Today's press release from the University of Michigan's Institute for Social Research, which conducts the Monitoring the Future Study under contract with the National Institute on Drug Abuse, does not mention the continuing decline in smoking until the 20th paragraph. Instead it highlights the rise in vaping under the headline "Vaping Surges: Largest Year-to-Year Increase in Substance Use Ever Recorded in the U.S. for 10th and 12th Grade Students." Between 2017 and 2018, past-month vaping of nicotine rose from 11 percent to 20.9 percent among 12th-graders, from 8.2 percent to 16.1 percent among 10th-graders, and from 1.6 percent to 2.6 percent among eighth-graders.
Those are indeed big increases, reflecting the surging popularity of Juul e-cigarettes among teenagers. But judging from the National Youth Tobacco Survey, most of those past-month vapers are using e-cigarettes only occasionally. In that survey, 5.8 percent of high school students, which represents about 845,000 teenagers, reported using e-cigarettes on 20 or more days in the previous month this year. Those frequent e-cigarette users constituted 28 percent of the past-month vapers. The Monitoring the Future Study did not report data for "daily" vaping, but the proportions are probably similar.
How big a problem is it that 845,000 or so teenagers are frequent vapers? To the extent that those teenagers otherwise would be smoking, it is more like a solution than a problem. According to an analysis of data from the 2015 National Youth Tobacco Survey, almost all frequent vapers were current or former smokers, although that breakdown may have changed in recent years as vaping became more common among teenagers. Even for the adolescent vapers who otherwise never would have tried nicotine, the long-term health consequences are likely to be minimal. On balance, the increase in e-cigarette use by teenagers is more likely to be a public health boon than a public health disaster.

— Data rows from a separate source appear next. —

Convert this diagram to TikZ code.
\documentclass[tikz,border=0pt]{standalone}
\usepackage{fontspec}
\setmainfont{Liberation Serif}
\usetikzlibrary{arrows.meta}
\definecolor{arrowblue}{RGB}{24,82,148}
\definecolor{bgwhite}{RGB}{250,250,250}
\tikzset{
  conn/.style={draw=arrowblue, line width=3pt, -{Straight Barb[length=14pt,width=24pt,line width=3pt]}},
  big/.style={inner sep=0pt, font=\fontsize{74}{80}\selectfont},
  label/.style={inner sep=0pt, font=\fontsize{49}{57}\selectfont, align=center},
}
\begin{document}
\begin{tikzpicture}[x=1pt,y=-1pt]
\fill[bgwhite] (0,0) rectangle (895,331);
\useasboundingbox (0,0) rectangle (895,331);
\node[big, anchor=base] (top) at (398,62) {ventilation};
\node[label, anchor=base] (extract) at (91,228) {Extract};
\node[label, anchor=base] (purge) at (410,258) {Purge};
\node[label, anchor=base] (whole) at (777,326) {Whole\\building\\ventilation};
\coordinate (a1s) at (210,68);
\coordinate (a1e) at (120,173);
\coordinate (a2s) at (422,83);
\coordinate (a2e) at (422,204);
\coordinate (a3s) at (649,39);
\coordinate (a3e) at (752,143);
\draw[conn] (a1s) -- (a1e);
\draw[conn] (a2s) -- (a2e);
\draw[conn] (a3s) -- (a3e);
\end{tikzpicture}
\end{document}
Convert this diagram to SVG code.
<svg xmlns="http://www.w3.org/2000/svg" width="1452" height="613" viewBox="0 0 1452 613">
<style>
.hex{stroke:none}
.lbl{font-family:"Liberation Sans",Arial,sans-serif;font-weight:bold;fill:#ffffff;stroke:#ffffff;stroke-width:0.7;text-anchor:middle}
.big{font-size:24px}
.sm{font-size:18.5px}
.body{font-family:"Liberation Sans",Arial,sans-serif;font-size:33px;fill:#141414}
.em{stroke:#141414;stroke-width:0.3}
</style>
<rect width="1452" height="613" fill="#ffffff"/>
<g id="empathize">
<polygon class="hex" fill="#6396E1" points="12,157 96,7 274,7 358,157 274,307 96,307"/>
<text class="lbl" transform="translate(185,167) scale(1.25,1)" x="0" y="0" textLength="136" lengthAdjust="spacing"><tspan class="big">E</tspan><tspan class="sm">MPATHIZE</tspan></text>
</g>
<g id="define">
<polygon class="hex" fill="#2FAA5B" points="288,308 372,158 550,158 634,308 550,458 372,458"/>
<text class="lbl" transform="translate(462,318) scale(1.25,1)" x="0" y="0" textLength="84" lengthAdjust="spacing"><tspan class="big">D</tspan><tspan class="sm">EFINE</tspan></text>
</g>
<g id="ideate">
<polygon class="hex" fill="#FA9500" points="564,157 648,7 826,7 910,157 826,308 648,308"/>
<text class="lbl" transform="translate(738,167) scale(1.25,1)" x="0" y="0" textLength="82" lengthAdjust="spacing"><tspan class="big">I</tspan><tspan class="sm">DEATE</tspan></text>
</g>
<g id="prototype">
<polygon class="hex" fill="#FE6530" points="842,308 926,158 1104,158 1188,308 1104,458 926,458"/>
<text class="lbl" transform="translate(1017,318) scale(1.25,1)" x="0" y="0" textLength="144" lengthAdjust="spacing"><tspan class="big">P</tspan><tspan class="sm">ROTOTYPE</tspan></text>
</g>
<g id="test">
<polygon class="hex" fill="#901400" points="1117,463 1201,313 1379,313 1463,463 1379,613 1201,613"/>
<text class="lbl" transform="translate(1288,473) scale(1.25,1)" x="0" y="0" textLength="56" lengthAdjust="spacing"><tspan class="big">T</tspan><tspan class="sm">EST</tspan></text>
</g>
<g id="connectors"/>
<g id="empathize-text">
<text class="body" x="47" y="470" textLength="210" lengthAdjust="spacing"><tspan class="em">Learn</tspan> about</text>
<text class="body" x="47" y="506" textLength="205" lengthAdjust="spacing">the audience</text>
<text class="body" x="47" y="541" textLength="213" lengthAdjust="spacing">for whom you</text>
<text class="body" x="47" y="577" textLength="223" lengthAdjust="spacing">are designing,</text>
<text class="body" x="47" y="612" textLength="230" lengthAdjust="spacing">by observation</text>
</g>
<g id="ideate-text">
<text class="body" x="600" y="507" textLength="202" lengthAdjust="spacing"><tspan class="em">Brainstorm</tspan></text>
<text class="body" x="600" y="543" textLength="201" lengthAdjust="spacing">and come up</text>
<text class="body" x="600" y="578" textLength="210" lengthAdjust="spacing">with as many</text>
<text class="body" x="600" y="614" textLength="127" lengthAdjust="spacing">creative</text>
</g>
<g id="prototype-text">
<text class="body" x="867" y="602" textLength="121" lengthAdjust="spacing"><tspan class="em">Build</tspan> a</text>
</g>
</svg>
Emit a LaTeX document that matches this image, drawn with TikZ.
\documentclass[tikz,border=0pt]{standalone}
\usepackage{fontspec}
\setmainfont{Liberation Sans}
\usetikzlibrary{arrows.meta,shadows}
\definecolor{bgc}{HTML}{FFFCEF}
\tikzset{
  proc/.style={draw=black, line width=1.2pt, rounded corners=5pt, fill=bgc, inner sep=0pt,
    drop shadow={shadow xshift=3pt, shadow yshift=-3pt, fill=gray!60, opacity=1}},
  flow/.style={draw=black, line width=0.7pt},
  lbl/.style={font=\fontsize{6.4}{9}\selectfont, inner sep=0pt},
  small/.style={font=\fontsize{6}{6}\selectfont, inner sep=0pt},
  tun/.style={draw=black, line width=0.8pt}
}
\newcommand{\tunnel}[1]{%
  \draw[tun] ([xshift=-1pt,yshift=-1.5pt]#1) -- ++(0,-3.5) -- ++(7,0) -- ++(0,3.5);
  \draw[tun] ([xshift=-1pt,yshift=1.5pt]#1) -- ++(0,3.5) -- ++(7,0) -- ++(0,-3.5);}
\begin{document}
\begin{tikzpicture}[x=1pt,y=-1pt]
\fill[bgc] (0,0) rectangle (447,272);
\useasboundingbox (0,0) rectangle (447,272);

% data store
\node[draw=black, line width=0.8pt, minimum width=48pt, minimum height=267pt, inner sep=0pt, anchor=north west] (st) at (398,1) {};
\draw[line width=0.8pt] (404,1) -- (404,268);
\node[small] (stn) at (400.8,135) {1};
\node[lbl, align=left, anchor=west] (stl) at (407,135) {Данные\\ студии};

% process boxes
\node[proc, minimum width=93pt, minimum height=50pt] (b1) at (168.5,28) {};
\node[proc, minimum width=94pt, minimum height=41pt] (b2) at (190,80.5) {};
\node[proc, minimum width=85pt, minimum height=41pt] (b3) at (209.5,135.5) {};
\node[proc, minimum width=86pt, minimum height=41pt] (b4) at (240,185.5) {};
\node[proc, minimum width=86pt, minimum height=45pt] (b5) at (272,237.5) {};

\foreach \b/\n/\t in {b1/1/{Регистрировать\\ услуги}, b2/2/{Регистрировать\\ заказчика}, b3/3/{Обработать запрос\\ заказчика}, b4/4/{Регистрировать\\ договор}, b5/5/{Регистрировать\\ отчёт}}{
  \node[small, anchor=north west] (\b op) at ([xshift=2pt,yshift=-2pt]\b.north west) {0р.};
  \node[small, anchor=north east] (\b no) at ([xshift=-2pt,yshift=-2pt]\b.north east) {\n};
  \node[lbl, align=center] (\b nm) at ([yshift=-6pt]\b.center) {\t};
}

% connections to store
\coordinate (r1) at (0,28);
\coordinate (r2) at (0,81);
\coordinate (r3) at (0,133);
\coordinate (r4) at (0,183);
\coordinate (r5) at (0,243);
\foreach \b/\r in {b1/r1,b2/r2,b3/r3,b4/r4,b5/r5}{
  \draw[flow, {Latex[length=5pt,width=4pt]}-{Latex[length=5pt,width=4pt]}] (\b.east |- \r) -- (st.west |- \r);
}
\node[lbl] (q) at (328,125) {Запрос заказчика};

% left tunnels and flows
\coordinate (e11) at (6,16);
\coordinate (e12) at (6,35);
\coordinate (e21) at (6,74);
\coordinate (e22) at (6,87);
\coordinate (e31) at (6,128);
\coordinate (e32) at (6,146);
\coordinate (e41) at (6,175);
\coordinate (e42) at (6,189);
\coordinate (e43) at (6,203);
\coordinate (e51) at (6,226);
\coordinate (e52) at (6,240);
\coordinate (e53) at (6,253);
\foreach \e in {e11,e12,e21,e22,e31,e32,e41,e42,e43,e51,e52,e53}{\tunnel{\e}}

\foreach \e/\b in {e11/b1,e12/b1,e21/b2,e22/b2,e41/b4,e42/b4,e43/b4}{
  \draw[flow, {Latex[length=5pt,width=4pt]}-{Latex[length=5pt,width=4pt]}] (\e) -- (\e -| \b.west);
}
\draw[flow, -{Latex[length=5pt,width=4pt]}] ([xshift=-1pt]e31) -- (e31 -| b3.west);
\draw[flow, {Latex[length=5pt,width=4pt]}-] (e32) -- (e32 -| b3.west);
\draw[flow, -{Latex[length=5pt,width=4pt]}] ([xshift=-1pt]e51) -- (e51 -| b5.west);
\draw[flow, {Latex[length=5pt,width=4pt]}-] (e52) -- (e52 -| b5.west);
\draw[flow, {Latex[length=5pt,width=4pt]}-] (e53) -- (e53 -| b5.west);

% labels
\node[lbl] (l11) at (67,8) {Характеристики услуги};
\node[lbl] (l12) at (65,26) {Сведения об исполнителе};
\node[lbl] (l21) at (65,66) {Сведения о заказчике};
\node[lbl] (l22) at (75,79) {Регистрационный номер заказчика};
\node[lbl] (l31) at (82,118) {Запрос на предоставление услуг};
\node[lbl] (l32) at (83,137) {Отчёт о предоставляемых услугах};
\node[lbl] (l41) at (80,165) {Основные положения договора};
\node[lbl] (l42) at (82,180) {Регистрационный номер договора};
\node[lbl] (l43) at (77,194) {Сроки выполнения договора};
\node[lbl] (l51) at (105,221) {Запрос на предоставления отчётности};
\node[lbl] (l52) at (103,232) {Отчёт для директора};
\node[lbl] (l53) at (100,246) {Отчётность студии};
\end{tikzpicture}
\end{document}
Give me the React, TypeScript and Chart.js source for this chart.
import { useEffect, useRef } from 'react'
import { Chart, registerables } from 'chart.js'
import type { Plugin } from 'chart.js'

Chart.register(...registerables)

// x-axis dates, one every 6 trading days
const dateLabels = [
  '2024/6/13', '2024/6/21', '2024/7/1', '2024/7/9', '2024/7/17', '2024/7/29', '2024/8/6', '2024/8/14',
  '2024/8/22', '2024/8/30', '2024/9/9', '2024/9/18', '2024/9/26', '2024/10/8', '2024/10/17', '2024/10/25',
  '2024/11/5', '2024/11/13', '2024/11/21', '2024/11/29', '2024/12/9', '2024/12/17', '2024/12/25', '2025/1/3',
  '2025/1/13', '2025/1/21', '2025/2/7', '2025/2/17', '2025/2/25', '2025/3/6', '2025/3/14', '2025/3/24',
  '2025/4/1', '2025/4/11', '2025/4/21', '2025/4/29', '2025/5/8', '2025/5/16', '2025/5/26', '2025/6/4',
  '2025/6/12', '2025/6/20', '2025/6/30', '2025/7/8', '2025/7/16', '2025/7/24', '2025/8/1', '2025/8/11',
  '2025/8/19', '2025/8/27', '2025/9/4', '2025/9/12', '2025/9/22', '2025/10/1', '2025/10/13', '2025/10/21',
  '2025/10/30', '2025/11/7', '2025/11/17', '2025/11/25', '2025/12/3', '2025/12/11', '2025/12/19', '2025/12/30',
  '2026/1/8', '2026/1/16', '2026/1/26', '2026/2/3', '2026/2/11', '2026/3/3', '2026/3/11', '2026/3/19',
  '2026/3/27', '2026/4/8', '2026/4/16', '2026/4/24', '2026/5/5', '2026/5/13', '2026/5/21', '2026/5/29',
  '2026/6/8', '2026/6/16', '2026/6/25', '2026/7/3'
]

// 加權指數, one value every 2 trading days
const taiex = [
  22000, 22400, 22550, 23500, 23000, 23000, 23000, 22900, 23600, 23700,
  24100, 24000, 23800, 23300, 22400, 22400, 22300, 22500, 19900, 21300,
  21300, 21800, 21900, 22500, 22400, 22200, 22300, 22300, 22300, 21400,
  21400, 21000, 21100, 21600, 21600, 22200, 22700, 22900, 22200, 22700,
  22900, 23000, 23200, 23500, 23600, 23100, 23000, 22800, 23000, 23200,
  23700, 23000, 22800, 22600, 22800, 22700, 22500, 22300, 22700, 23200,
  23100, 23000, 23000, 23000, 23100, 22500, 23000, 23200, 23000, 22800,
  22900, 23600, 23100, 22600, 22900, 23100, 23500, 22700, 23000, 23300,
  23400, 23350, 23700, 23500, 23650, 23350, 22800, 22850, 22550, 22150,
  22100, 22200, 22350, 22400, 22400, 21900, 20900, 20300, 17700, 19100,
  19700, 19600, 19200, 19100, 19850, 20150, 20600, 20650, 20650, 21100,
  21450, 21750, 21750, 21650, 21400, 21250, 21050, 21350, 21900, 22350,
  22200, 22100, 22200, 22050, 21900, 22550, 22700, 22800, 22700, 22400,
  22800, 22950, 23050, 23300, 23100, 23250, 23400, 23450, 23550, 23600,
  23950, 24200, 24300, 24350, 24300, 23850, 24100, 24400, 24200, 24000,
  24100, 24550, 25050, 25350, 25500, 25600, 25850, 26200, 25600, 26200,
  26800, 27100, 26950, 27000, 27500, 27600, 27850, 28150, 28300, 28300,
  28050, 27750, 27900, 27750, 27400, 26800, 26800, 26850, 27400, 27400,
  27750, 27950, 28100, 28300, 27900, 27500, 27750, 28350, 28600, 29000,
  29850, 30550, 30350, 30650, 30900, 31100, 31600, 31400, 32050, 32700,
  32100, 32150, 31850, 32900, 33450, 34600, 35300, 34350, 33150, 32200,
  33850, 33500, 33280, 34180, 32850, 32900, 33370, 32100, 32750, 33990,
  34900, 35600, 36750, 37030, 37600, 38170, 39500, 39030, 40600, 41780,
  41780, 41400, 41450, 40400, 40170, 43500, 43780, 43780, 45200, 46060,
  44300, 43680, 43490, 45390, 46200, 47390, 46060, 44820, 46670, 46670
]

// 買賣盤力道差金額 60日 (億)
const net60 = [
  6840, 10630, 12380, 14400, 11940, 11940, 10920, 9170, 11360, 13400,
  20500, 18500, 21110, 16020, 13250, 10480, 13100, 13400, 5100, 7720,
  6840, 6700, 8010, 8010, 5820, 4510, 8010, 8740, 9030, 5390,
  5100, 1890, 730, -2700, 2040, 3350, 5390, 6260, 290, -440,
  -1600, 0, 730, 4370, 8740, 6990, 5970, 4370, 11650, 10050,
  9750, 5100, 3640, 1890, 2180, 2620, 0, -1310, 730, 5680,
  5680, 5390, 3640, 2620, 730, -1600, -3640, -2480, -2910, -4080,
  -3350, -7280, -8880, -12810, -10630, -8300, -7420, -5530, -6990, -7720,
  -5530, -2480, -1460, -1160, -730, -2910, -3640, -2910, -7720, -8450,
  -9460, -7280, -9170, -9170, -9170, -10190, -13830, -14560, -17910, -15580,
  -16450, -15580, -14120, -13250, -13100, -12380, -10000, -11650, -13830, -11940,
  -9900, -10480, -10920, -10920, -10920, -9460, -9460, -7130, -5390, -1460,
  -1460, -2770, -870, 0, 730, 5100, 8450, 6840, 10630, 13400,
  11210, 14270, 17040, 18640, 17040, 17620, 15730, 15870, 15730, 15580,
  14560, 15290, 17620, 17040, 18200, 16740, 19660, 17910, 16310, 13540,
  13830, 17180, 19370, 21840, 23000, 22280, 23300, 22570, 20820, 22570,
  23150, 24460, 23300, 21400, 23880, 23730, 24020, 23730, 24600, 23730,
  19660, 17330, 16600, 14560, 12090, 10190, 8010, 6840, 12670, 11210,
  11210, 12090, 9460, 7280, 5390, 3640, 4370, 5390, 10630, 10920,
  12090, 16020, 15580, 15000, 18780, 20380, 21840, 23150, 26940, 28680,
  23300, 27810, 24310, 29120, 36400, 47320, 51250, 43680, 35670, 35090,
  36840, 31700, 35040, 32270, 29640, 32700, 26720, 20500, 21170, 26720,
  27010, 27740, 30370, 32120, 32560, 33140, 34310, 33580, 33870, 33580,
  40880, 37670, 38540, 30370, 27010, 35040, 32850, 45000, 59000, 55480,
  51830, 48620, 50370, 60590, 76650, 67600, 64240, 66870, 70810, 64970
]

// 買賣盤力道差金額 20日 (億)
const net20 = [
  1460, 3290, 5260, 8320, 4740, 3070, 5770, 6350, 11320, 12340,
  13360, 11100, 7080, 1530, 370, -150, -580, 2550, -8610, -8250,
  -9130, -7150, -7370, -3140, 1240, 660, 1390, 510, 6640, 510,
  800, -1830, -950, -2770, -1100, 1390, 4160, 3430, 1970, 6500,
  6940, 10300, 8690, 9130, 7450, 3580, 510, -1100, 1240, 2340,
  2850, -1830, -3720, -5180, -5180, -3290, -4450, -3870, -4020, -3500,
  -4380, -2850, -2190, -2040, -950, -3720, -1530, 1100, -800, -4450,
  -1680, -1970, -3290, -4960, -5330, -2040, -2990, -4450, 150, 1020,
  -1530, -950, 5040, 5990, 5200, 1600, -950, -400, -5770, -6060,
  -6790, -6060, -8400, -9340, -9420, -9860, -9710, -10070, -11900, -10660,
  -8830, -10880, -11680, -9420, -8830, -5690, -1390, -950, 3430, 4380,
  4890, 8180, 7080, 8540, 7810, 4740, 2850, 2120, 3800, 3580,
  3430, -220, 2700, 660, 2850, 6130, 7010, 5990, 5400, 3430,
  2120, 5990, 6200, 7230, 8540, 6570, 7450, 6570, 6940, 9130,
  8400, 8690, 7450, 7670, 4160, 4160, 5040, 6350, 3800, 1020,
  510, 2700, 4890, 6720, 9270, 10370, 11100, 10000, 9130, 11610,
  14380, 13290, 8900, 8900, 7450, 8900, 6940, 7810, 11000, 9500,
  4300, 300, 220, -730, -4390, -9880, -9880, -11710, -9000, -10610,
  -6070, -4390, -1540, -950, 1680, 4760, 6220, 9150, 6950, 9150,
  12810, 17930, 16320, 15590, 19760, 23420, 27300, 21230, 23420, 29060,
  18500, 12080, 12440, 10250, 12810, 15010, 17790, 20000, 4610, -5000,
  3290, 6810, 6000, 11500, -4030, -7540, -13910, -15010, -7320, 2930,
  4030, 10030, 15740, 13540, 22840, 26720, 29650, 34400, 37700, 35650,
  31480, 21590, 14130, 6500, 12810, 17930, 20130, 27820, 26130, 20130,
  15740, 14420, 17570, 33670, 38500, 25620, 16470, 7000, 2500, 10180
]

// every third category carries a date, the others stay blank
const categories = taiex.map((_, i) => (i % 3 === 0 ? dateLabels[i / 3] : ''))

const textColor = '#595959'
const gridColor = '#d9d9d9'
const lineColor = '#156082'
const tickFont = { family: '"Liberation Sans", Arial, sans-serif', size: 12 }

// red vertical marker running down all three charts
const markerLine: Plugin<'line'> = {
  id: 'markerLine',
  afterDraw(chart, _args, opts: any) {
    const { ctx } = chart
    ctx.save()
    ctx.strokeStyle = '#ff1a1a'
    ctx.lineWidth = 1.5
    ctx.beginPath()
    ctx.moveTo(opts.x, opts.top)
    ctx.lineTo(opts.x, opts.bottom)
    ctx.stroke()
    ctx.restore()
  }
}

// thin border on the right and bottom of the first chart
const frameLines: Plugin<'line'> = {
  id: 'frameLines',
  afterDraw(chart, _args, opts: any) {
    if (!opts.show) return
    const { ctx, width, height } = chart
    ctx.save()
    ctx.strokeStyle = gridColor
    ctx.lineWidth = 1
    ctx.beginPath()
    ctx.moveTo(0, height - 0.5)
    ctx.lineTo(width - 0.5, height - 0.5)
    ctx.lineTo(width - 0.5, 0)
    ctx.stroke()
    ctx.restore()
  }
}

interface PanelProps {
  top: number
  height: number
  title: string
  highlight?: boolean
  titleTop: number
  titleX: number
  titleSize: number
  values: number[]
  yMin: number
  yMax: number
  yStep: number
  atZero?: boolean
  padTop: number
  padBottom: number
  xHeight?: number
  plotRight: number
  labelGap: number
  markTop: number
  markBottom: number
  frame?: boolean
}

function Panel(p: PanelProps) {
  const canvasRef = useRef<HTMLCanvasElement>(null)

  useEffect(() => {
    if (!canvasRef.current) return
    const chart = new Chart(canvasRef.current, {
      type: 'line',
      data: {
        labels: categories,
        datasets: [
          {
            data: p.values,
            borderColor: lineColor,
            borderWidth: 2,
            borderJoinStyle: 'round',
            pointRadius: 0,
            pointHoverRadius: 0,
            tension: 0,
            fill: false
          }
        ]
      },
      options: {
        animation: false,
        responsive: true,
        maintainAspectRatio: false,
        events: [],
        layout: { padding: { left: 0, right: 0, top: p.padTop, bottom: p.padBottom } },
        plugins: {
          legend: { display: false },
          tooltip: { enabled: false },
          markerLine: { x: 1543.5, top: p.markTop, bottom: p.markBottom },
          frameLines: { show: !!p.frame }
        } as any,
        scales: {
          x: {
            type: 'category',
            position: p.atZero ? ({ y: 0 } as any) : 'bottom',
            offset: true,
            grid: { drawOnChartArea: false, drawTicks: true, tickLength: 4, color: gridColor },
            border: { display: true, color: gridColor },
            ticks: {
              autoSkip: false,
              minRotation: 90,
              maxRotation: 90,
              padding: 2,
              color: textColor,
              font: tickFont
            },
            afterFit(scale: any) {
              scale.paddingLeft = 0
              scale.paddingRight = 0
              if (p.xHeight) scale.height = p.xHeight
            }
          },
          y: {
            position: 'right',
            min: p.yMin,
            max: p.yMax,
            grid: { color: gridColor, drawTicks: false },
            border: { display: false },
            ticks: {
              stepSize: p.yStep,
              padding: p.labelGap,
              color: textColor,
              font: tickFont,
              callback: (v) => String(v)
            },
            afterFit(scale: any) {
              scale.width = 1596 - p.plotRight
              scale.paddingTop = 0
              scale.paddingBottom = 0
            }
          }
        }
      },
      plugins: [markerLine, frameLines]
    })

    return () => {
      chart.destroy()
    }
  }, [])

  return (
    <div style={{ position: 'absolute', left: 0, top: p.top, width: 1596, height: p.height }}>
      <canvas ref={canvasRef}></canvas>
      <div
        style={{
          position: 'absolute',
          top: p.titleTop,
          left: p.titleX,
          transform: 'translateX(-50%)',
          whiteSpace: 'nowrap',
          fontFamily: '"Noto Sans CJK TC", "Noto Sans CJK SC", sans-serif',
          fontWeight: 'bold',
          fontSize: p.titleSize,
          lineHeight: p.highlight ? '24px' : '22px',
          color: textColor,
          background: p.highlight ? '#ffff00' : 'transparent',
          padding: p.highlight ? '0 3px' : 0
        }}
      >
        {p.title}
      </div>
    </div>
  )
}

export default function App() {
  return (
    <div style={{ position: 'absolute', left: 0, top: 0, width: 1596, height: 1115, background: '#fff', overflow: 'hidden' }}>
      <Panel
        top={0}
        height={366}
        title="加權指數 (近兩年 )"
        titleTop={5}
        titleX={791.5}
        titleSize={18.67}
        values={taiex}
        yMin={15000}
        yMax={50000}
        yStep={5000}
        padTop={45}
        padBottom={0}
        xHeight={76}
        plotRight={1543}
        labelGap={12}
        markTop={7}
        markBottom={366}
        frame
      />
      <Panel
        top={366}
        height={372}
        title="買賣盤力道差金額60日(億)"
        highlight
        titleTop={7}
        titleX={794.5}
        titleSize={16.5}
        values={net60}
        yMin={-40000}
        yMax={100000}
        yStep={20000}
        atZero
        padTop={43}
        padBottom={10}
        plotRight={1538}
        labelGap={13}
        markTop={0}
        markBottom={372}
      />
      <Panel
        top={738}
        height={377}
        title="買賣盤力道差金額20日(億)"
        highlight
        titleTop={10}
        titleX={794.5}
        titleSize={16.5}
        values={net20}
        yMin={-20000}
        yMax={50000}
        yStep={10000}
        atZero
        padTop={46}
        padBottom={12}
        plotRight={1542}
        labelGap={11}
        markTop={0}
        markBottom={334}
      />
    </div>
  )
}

Scott Gottlieb, the head of the FDA, acknowledges that "there's a component in there of kids who are using e-cigarettes in lieu of combustible tobacco and otherwise would have used the combustible tobacco." But he adds that "from our standpoint, that's a hard justification for us to use as a public health justification when our mandate is no child should be using a tobacco product." Under the heading of "tobacco product," he includes e-cigarettes, which contain no tobacco and do not burn anything.
In other words, even if e-cigarettes have led to less smoking among teenagers, meaning less tobacco-related morbidity and mortality in decades to come, the FDA sees its mission as fighting that trend, even if it results in more tobacco-related morbidity and mortality. That's leaving aside the impact that the FDA's e-cigarette restrictions will have on adult smokers who are interested in switching to vaping or have already done so, some of whom will be deterred or backslide now that the flavors they prefer are harder to get. Somehow the FDA sees itself as obligated to attack public health in order to promote it.